Language revitalization efforts stem from a troubling past.

“The boarding school experience was very effective in what it set out to do, which was to ‘Kill the Indian, save the man’ — and every man, woman and child,” said Corn. “And our ancestors — three, four generations over — had this horrific life experience.”

For over 60 years, there were at least 11 federal Indian boarding schools across Wisconsin, including two in the Menominee Nation in Keshena. These schools were designed to culturally assimilate Native American children into American culture by forcibly removing them from their families and banning them from speaking their native tongue.

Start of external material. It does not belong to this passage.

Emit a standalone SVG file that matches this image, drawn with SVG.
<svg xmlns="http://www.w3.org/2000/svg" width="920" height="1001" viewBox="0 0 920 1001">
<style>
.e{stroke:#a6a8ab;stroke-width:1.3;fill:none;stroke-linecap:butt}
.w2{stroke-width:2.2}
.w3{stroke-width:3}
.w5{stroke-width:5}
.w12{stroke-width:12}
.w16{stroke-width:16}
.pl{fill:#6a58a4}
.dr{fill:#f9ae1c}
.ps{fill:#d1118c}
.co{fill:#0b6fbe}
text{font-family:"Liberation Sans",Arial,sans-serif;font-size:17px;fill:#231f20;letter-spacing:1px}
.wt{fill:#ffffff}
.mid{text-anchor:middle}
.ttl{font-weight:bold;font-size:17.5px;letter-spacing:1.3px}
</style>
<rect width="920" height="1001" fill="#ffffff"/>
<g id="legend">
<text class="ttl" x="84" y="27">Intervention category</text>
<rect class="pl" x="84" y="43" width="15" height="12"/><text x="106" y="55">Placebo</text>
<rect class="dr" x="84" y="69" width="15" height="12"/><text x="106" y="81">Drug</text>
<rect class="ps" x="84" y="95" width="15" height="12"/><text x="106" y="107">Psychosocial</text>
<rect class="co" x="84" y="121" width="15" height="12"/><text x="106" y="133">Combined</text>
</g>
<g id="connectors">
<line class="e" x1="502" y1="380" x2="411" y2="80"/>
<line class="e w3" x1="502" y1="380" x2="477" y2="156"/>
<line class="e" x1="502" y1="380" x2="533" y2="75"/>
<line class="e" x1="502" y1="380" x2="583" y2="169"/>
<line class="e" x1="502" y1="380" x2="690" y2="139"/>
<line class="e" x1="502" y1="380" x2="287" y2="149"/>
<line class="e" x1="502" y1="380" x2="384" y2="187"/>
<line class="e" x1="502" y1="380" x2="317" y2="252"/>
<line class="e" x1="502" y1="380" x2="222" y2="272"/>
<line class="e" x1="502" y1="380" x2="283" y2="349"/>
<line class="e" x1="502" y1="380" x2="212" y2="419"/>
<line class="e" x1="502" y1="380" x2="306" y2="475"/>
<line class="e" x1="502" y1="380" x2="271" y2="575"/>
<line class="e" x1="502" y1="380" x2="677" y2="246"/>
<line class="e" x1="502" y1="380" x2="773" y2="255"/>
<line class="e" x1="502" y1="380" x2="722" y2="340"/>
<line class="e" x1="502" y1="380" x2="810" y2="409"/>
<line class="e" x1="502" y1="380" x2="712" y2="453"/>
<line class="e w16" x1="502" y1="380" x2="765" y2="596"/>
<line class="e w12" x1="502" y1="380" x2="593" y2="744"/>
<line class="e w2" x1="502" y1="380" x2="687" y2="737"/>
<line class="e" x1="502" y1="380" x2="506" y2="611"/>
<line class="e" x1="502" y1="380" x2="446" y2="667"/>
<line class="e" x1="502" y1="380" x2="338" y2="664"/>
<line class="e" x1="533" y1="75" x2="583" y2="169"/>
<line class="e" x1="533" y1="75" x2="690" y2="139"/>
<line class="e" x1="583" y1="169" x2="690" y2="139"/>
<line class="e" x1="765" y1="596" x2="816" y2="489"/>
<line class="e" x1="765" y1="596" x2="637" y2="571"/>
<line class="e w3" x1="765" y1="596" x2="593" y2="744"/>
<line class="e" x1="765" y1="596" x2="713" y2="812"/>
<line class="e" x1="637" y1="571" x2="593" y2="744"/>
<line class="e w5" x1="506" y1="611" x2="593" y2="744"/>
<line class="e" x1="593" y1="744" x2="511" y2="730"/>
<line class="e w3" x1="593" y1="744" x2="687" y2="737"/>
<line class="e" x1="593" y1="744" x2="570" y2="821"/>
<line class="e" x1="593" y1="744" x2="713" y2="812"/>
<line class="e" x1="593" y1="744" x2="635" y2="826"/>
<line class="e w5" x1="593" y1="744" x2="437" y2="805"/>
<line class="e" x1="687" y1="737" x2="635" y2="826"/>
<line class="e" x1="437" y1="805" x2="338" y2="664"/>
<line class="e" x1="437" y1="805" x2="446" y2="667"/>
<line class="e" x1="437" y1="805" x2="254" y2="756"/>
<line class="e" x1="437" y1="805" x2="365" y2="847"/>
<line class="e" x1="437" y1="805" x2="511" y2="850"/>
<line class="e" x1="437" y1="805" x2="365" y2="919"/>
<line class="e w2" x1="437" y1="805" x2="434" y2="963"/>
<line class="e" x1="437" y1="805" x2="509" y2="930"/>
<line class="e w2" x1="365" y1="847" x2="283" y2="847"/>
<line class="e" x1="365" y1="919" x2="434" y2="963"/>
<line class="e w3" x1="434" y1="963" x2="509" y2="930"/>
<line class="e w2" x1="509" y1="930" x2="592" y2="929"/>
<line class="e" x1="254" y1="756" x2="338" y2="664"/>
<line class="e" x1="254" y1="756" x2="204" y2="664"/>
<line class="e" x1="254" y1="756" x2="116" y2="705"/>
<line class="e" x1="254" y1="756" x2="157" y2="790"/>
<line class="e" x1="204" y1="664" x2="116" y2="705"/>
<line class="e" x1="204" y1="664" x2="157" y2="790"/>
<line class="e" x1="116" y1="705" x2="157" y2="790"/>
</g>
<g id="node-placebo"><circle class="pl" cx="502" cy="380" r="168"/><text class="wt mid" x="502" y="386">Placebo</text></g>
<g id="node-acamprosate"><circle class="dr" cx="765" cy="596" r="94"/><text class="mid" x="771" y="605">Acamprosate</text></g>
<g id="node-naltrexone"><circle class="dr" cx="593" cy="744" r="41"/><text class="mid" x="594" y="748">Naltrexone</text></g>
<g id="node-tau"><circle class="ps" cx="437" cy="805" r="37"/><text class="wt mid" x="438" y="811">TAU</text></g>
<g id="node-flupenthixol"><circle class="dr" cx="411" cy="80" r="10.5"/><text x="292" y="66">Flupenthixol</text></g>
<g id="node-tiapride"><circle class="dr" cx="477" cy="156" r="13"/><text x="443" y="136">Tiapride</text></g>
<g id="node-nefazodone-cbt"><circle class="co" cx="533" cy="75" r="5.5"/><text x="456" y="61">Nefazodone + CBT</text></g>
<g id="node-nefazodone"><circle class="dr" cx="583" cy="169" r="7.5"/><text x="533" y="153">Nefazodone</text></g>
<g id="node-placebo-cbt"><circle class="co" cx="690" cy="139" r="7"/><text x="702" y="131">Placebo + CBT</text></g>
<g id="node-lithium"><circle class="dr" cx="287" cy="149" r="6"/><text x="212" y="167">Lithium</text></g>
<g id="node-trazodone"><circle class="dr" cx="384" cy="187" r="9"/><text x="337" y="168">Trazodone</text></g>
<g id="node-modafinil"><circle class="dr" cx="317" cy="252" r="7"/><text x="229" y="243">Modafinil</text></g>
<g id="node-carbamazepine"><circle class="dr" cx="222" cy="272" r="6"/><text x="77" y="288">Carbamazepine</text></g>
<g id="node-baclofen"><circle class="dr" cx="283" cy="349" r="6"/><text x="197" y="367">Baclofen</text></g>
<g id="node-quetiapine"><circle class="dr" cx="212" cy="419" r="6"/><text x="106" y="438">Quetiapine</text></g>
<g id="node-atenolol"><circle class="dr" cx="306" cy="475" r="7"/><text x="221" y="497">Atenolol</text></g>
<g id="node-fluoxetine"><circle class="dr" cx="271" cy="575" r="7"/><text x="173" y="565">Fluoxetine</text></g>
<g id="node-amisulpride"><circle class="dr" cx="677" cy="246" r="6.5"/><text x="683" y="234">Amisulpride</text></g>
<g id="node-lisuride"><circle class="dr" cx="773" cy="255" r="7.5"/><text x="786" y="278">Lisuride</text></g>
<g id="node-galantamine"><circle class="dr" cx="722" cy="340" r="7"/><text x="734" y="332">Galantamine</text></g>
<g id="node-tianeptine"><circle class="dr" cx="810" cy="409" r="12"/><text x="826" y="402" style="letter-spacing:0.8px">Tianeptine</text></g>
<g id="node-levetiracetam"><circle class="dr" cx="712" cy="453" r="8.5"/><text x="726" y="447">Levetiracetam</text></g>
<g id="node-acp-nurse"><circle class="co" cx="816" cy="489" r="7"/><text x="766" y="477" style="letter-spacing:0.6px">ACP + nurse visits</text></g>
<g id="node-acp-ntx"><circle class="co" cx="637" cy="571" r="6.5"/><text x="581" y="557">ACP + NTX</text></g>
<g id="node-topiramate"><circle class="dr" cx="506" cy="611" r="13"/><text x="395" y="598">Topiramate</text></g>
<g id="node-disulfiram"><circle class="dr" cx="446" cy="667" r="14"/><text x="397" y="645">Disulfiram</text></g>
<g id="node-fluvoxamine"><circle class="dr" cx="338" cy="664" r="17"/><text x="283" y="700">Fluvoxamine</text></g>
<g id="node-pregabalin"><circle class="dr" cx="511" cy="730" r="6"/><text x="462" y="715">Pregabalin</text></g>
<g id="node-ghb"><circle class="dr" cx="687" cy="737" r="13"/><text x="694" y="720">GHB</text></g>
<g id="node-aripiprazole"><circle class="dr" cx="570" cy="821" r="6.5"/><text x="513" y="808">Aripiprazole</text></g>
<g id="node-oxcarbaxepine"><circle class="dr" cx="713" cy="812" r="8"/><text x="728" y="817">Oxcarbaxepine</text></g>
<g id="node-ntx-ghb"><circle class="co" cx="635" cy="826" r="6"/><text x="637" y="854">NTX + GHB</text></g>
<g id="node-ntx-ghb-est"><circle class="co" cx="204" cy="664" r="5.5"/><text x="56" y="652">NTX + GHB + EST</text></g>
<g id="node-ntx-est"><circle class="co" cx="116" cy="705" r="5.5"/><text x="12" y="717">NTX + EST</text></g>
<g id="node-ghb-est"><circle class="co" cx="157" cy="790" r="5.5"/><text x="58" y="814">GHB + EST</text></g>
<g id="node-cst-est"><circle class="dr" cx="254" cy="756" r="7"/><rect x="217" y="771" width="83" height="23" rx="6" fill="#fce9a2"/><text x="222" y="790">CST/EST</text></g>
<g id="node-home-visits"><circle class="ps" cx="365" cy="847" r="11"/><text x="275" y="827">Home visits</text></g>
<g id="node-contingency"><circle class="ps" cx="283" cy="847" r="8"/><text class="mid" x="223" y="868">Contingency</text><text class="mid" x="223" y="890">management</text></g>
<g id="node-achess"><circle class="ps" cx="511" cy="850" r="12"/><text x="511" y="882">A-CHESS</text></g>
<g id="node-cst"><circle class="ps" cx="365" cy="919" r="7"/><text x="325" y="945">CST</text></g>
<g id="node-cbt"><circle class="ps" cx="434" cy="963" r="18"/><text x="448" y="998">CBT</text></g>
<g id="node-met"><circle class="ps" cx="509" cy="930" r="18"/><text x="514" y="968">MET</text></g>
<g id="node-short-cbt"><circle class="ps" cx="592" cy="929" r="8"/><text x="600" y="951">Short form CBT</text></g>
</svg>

“The most common thread that you see in conversations about language loss really began in the 19th century, particularly in the latter half of the 19th century, and it often revolves around federal Indian boarding schools and Indian schooling in non-Native institutions,” explained Sasha Maria Suarez, a professor of history and American Indian & Indigenous studies at the University of Wisconsin-Madison. She said the federal Indian boarding schools across the state were managed by religious institutions, which colonized Native American children and prohibited their languages.

What was it to be replaced with?

‘English,” said Suarez. “Even if they went into federal and junior boarding schools with no grasp of the English language, that was really the only language they were permitted to speak.”

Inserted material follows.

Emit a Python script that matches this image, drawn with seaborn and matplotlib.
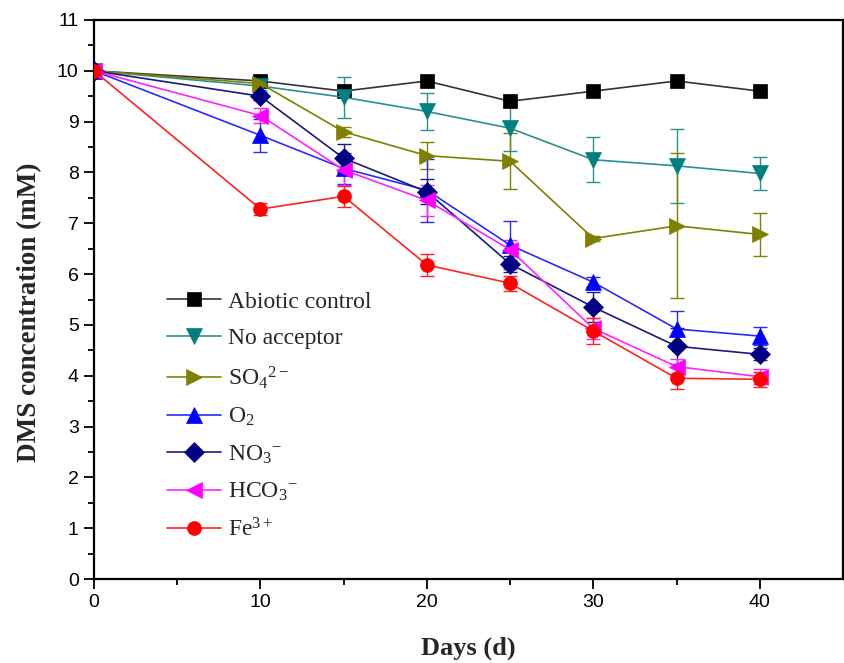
import numpy as np
import pandas as pd
import matplotlib
matplotlib.use("Agg")
import matplotlib.pyplot as plt
import seaborn as sns

days = [0, 10, 15, 20, 25, 30, 35, 40]

abiotic = [10.0, 9.8, 9.6, 9.8, 9.4, 9.6, 9.8, 9.6]
abiotic_err = [0, 0, 0, 0, 0, 0, 0, 0]
no_acceptor = [10.0, 9.7, 9.48, 9.2, 8.87, 8.25, 8.13, 7.98]
no_acceptor_err = [0, 0.08, 0.4, 0.37, 0.45, 0.44, 0.73, 0.33]
so4 = [10.0, 9.75, 8.8, 8.33, 8.22, 6.7, 6.95, 6.78]
so4_err = [0, 0.05, 0.1, 0.27, 0.55, 0.05, 1.43, 0.43]
o2 = [10.0, 8.73, 8.08, 7.65, 6.57, 5.84, 4.92, 4.78]
o2_err = [0, 0.33, 0.3, 0.62, 0.47, 0.1, 0.35, 0.17]
no3 = [10.0, 9.5, 8.28, 7.62, 6.2, 5.35, 4.58, 4.42]
no3_err = [0, 0.08, 0.28, 0.25, 0.15, 0.3, 0.35, 0.12]
hco3 = [10.0, 9.12, 8.05, 7.45, 6.48, 4.93, 4.18, 3.98]
hco3_err = [0, 0.15, 0.3, 0.3, 0.2, 0.2, 0.15, 0.15]
fe = [10.0, 7.28, 7.53, 6.18, 5.82, 4.88, 3.95, 3.93]
fe_err = [0, 0.12, 0.2, 0.22, 0.15, 0.25, 0.22, 0.15]

labels = ["Abiotic control", "No acceptor", r"SO$_4$$^{2-}$", r"O$_2$",
          r"NO$_3$$^{-}$", r"HCO$_3$$^{-}$", r"Fe$^{3+}$"]
series = [abiotic, no_acceptor, so4, o2, no3, hco3, fe]
errors = [abiotic_err, no_acceptor_err, so4_err, o2_err, no3_err, hco3_err, fe_err]
colors = ["#000000", "#008080", "#808000", "#0000ff", "#000080", "#ff00ff", "#ff0000"]
line_colors = ["#333333", "#2a9090", "#808000", "#2a2aff", "#1a1a80", "#ff22ff", "#ff2222"]
markers = ["s", "v", ">", "^", "D", "<", "o"]
msizes = [10, 12, 12, 12, 10, 12, 10]

rows = []
for lab, vals, errs in zip(labels, series, errors):
    for d, v, e in zip(days, vals, errs):
        rows.append({"day": d, "conc": v, "err": e, "group": lab})
df = pd.DataFrame(rows)

sns.set_theme(style="white")
plt.rcParams["mathtext.fontset"] = "custom"
plt.rcParams["mathtext.rm"] = "Liberation Serif"
plt.rcParams["mathtext.it"] = "Liberation Serif:italic"
plt.rcParams["mathtext.bf"] = "Liberation Serif:bold"

fig = plt.figure(figsize=(8.45, 6.63), dpi=100)
fig.patch.set_facecolor("white")
ax = fig.add_axes([94 / 845, 1 - 579 / 663, (843 - 94) / 845, (579 - 20) / 663])

for lab, col, lcol, mk, ms in zip(labels, colors, line_colors, markers, msizes):
    sub = df[df["group"] == lab]
    ax.errorbar(sub["day"], sub["conc"], yerr=sub["err"], fmt="none",
                ecolor=lcol, elinewidth=1.0, capsize=5, capthick=1.0, zorder=2)
    sns.lineplot(data=sub, x="day", y="conc", color=lcol, marker=mk,
                 markersize=ms, markerfacecolor=col, markeredgecolor=col,
                 markeredgewidth=0.5, linewidth=1.2, ax=ax, label=lab,
                 zorder=3, errorbar=None)

ax.set_xlim(0, 45)
ax.set_ylim(0, 11)
ax.set_xticks([0, 10, 20, 30, 40])
ax.set_xticks([5, 15, 25, 35], minor=True)
ax.set_yticks(np.arange(0, 12, 1))
ax.set_yticks(np.arange(0.5, 11, 1), minor=True)

ax.tick_params(axis="both", which="major", direction="out", length=7, width=1.3,
               colors="black", labelsize=14, bottom=True, left=True, pad=4)
ax.tick_params(axis="both", which="minor", direction="out", length=4, width=1.3,
               colors="black", bottom=True, left=True)
for t in ax.get_xticklabels() + ax.get_yticklabels():
    t.set_family("Liberation Sans")

for s in ax.spines.values():
    s.set_visible(True)
    s.set_color("black")
    s.set_linewidth(1.6)

ax.set_xlabel("Days (d)", fontsize=19, fontweight="bold", family="Liberation Serif",
              labelpad=18)
ax.set_ylabel("DMS concentration (mM)", fontsize=19.5, fontweight="bold",
              family="Liberation Serif")
ax.yaxis.set_label_coords(-0.069, 0.478)

leg = ax.legend(loc="upper left", bbox_to_anchor=(0.085, 0.532), frameon=False,
                prop={"family": "Liberation Serif", "size": 17},
                handlelength=2.3, handletextpad=0.3, labelspacing=0.64,
                borderaxespad=0)

fig.savefig("out.png", dpi=100, facecolor="white")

Severed ties to indigenous languages has been a generational issue for all tribal communities.

“For over a century, these kinds of policies have tried to diminish and disrupt Indigenous language use,” Suarez said.

“My great-grandma, she spoke Menominee,” said Caldwell. “There were some things that were passed down and some things weren’t, and the language just was not one of them.”

Menominee, Ho-Chunk, Oneida, Ojibwe, Stockbridge-Munsee and Potawatomi are among Wisconsin’s Indigenous Languages.Suarez said these languages did not completely lose their voices.

“Those elders who had been to schools, who maintained an awareness of their Indigenous languages, started using education specifically to teach their languages to the next generations,” said Suarez.

In Bad River, for a new generation of language speakers and singers, Dylan Jennings of the band Bizhiki wants Ojibwe traditional sounds to be a part of the modern music scene.

“We’re expressing ourselves and making things that we like,” he said. “But another part of that too was using our platform to normalize our sounds — our style of singing and our language.”

Their song “Unbound” is about preserving Bad River waters.

“We’re taught that in our cultural and ceremonial circles that we have everything that we need to succeed,” said Jennings. “We just have to remember to utilize our language and all those tools that we’d been given.”

Today, all federally recognized Native tribes in Wisconsin offer Indigenous language learning opportunities.

“The founding of revitalization efforts in those decades following World War II demonstrates really clearly how boarding schools failed in terms of trying to and disrupt Indigenous languages,” Suarez said.

In 2021, Wisconsin Gov. Tony Evers issued an executive order formally apologizing for Wisconsin’s role in the Indian boarding schools era.

Four years later at the Wisconsin State Capitol, budget writers are at work fashioning the 2025-27 spending plan, with Republican leaders declaring an impasse in negotiations with Evers. One of the items in the governor’s proposed budget would allocate $11 million in tribal gaming revenue for Native American language revitalization.

Through state and private funding, language revitalization efforts at Menomini yoU plan to continue.

“I don’t have an education beyond high school, but I have a resilient spirit that’s willing to give all that it can to see through the revitalization of the language,” said Corn.